Like “price gouging”, “windfall profits” is an economic non-concept that rears its ugly head in the political machinations surrounding exogenous economic dislocations like national disasters. Senators Cantwell and Dorgan, who are sensible on some other, electricity-related, energy issues, really get it wrong here. Steve Chapman’s column on the topic points out the economic fallacy of such political machinations:
Sen. Byron Dorgan (D-N.D.), meanwhile, was outraged by the thought of giant oil companies making money merely for supplying the nation’s energy needs. He claimed they will reap $80 billion in “windfall profits” and wants the government to confiscate a large share of that sum through a special federal tax.
But the prospect of occasional “windfall” profits is one reason corporations are willing to risk their money drilling wells that may turn out to be drier than Alan Greenspan’s reading list. Take them away, and investors may decide they’d rather speculate in real estate.
Speaking of real estate, Americans seem to feel no moral compunction about getting rich from unforeseen increases in the price of another vital necessity. You think home sellers in Baton Rouge haven’t raised their asking prices in the last 10 days? You think Dorgan wants to tax their windfall?
It’s hard to see why oil companies shouldn’t make a lot of money when the commodity they provide is suddenly in short supply. After all, they are vulnerable to weak profits or even losses during times of glut. Back when Americans were enjoying abundant cheap gasoline, the joke was that the surest way to make a small fortune in the oil industry was to start with a large fortune.
Oil companies are also subject to the whims of nature. No one is holding a charity fundraiser for the businesspeople whose rigs and refineries were smashed by Katrina. No one will come to their aid if prices drop by half.

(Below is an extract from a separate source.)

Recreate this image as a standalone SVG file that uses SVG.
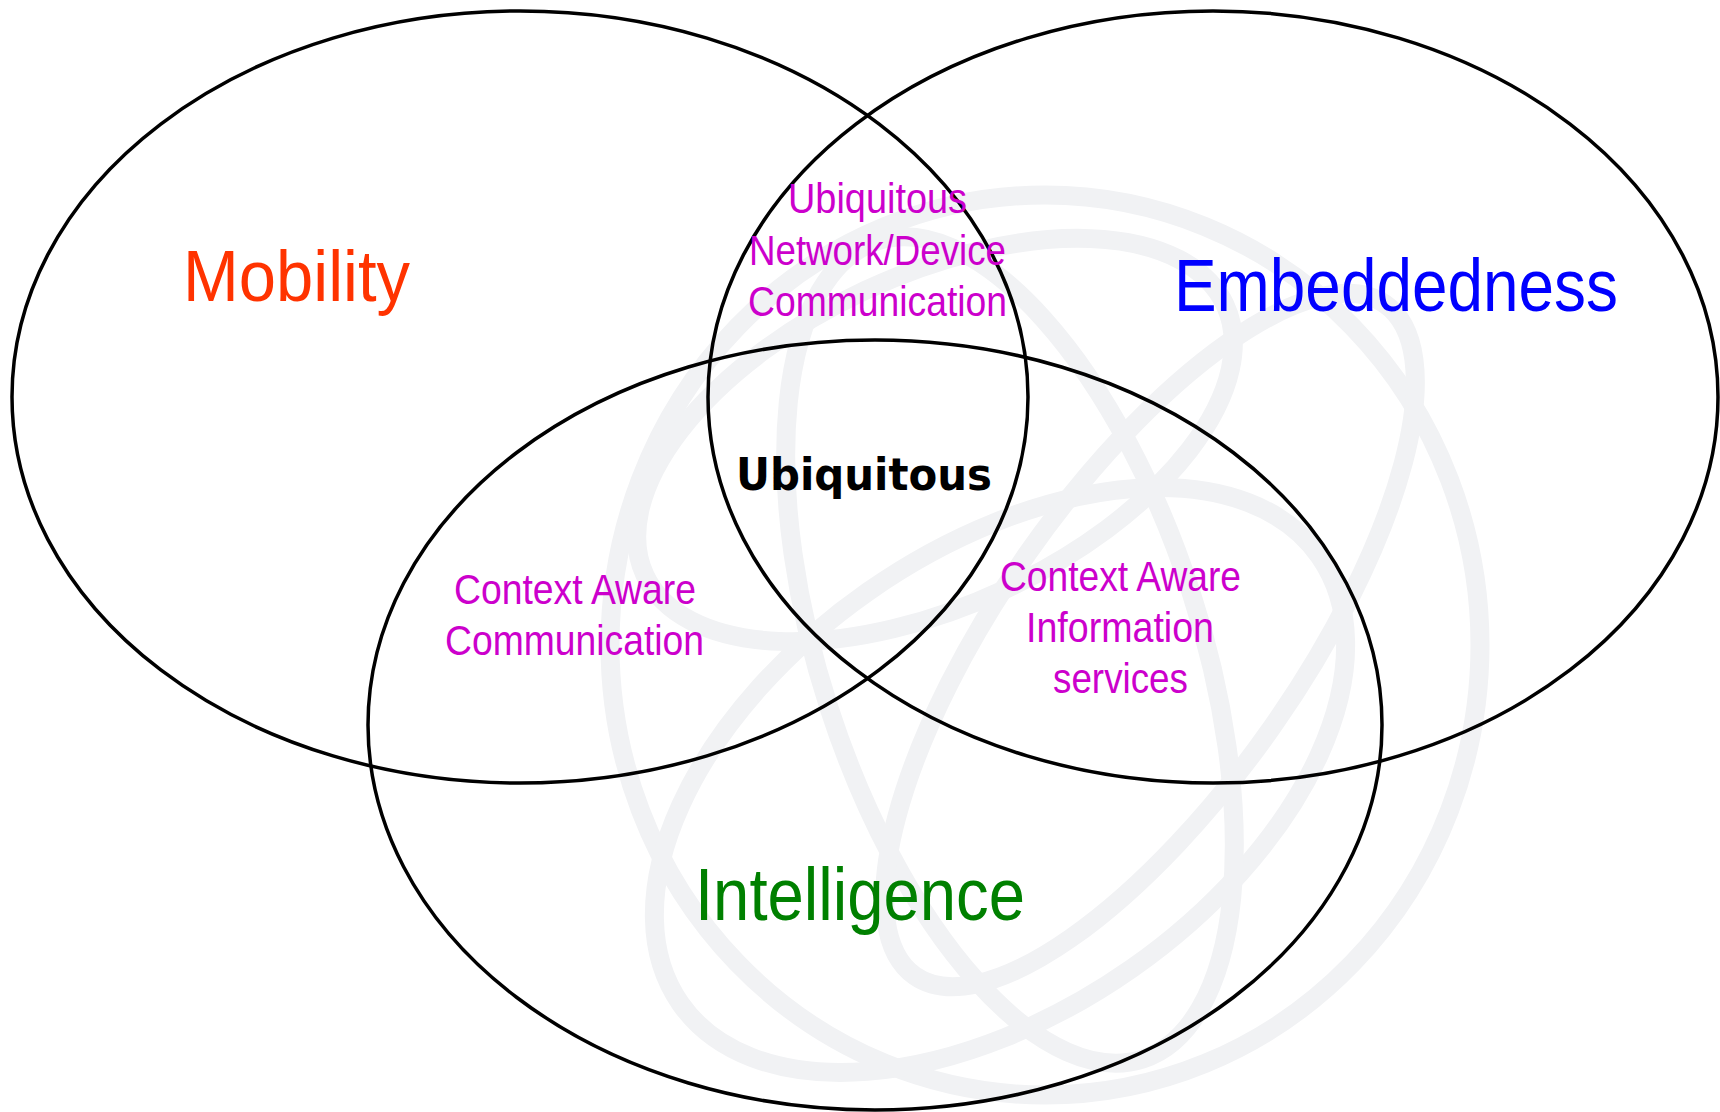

I encourage you to read the whole thing; the excerpt does not do it justice. Chapman makes the right point: in risky businesses like petroleum refining, firms risk losses when there are plentiful supplies. They try to manage production to increase their profits, but every other firm is doing the same thing. When a natural disaster strikes, it strikes the supplies of all (although not uniformly), but the profits accrue to the firms because of the scarcity, not because of some conscious choice of firms to withold production to raise prices. Thus I would go so far as to argue that a windfall profits tax is not just economically inefficient, it’s unfair and immoral.